- Instantie Hof van Justitie
- Zaaknummer GR-14691
- Uitspraakdatum 20 maart 2015
- Publicatiedatum 06 april 2021
- Rechtsgebied Civiel recht
-
Inhoudsindicatie
Eindvonnis .Partijen hebben niet kunnen bewijzen dat er een huurovereenkomst bestaat, waardoor de toewijzing van huursommen niet mogelijk is.
Uitspraak
HET HOF VAN JUSTITIE VAN SURINAME
In de zaak van
A. [appellant sub A],
B. [appellante sub B],
beiden wonende in het [district],
appellanten, hierna gezamenlijk aangeduid als “[appellanten]”,
gemachtigde: mr. E. Naarendorp, advocaat,
tegen
[geintimeerde],
wonende te [stad], [land],
geïntimeerde, hierna aangeduid als “[geintimeerde]”,
gemachtigde: mr. S. Marica, advocaat,
inzake het hoger beroep van het door de kantonrechter in het eerste kanton uitgesproken vonnis van 2 augustus 2010 (A.R. no. 091402) tussen [geïntimeerde] als eiser en [appellanten] als gedaagden,
spreekt de Fungerend-President, in Naam van de Republiek, het navolgende vonnis uit.
Dit vonnis bouwt voort op het op 20 juni 2014 bij vervroeging tussen partijen gewezen tussenvonnis.
Het verder procesverloop in hoger beroep
1.1 Het verder procesverloop blijkt uit de volgende stukken:
- het proces-verbaal van het op 5 december 2014 gehouden getuigenverhoor.
1.2 De rechtsdag voor de uitspraak van het vonnis is bepaald op heden.
De verdere beoordeling
2.1 Bij tussenvonnis van 20 juni 2014 is [geïntimeerde] toegelaten om door alle middelen rechtens, meer speciaal door getuigen, te bewijzen dat er tussen partijen een huurovereen-komst heeft bestaan ten aanzien van de woning gelegen aan de [adres], alsmede welke huursom daarvoor is afgesproken.
Uit het proces-verbaal van het getuigenverhoor blijkt dat geen getuigen zijn opgebracht.

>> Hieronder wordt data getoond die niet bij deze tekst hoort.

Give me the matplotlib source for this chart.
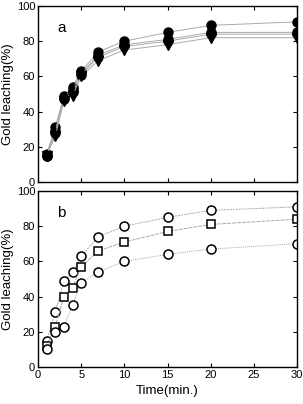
import numpy as np
import matplotlib
matplotlib.use('Agg')
import matplotlib.pyplot as plt

plt.rcParams['font.family'] = ['Liberation Sans', 'DejaVu Sans']

# time points (min)
time = [1, 2, 3, 4, 5, 7, 10, 15, 20, 30]

# panel a - four runs, nearly overlapping
a1 = [16, 31, 49, 54, 63, 74, 80, 85, 89, 91]
a2 = [15, 29, 48, 53, 62, 72, 78, 81, 85, 85]
a3 = [15, 28, 47, 51, 61, 71, 77, 80, 84, 84]
a4 = [15, 26, 46, 49, 60, 69, 75, 78, 82, 82]

# panel b
b_circ_hi = [15, 31, 49, 54, 63, 74, 80, 85, 89, 91]
b_square = [12, 23, 40, 45, 57, 66, 71, 77, 81, 84]
b_circ_lo = [10, 20, 23, 35, 48, 54, 60, 64, 67, 70]

fig = plt.figure(figsize=(3.03, 4.04), dpi=100)
ax1 = fig.add_axes([38/303, 1 - 182/404, 259/303, 176/404])
ax2 = fig.add_axes([38/303, 1 - 367/404, 259/303, 176/404])

line_kw = dict(color='#aaaaaa', lw=0.7)
ax1.plot(time, a1, marker='o', ms=6.5, mfc='black', mec='black', **line_kw)
ax1.plot(time, a2, marker='o', ms=6.5, mfc='black', mec='black', **line_kw)
ax1.plot(time, a3, marker='o', ms=6.5, mfc='black', mec='black', **line_kw)
ax1.plot(time, a4, marker='v', ms=6.5, mfc='black', mec='black', **line_kw)

ax2.plot(time, b_circ_hi, marker='o', ms=6.5, mfc='white', mec='black', mew=1.1,
         ls=(0, (2, 1)), **line_kw)
ax2.plot(time, b_square, marker='s', ms=6, mfc='white', mec='black', mew=1.1,
         ls=(0, (4, 1)), **line_kw)
ax2.plot(time, b_circ_lo, marker='o', ms=6.5, mfc='white', mec='black', mew=1.1,
         ls=(0, (1, 1)), **line_kw)

for ax, lab in ((ax1, 'a'), (ax2, 'b')):
    ax.set_xlim(0, 30)
    ax.set_ylim(0, 100)
    ax.set_xticks(np.arange(0, 31, 5))
    ax.set_yticks(np.arange(0, 101, 20))
    ax.tick_params(direction='in', top=True, right=True, length=3, width=0.8,
                   labelsize=8, pad=2)
    for s in ax.spines.values():
        s.set_linewidth(1.0)
    ax.set_ylabel('Gold leaching(%)', fontsize=9.5, labelpad=2)
    ax.text(0.075, 0.85, lab, transform=ax.transAxes, fontsize=11)

ax1.tick_params(labelbottom=False)
ax2.set_xlabel('Time(min.)', fontsize=9.5, labelpad=4)

fig.savefig('out.png', dpi=100)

[geïntimeerde] heeft evenmin op andere wijze het hem opgedragen bewijs van zijn stellingen bijgebracht. Dit leidt tot de gevolgtrekking dat niet is komen vast te staan dat er tussen partijen een huurovereenkomst heeft bestaan ten aanzien van de woning gelegen aan de [adres], zodat de door [geïntimeerde] gevorderde huursommen niet toewijsbaar zijn. Hetgeen in het bestreden vonnis onder 3.1 en 3.3 is besloten zal derhalve worden vernietigd.
De beslissing in hoger beroep
Het Hof:
3.1 Vernietigt de besluiten genomen onder 3.1 en 3.3 van het vonnis van de kantonrechter in het eerste kanton van 2 augustus 2010 (A.R. no. 091402), waarvan beroep.
3.2 Bevestigt het onder 3.1 genoemd vonnis voor het overige.
Aldus gewezen door: mr. D.D. Sewratan, Fungerend-President, mr. A.C. Johanns en mr. J.M. Jensen, Leden-Plaatsvervanger, en
w.g. D.D. Sewratan
door mr. A. Charan, Fungerend-President, uitgesproken ter openbare terechtzitting van het Hof van Justitie van vrijdag 20 maart 2015, in tegenwoordigheid van mr. S.C. Berenstein, Fungerend-Griffier.
w.g. S.C. Berenstein w.g. A. Charan
Partijen, appellanten vertegenwoordigd door advocaat mr. P. Chen namens advocaat mr. E.Naarendorp, gemachtigde van appellanten, en geïntimeerde vertegenwoordigd doorzijn gemachtigde advocaat mr. S. Marica, zijn bij de uitspraak ter terechtzitting verschenen.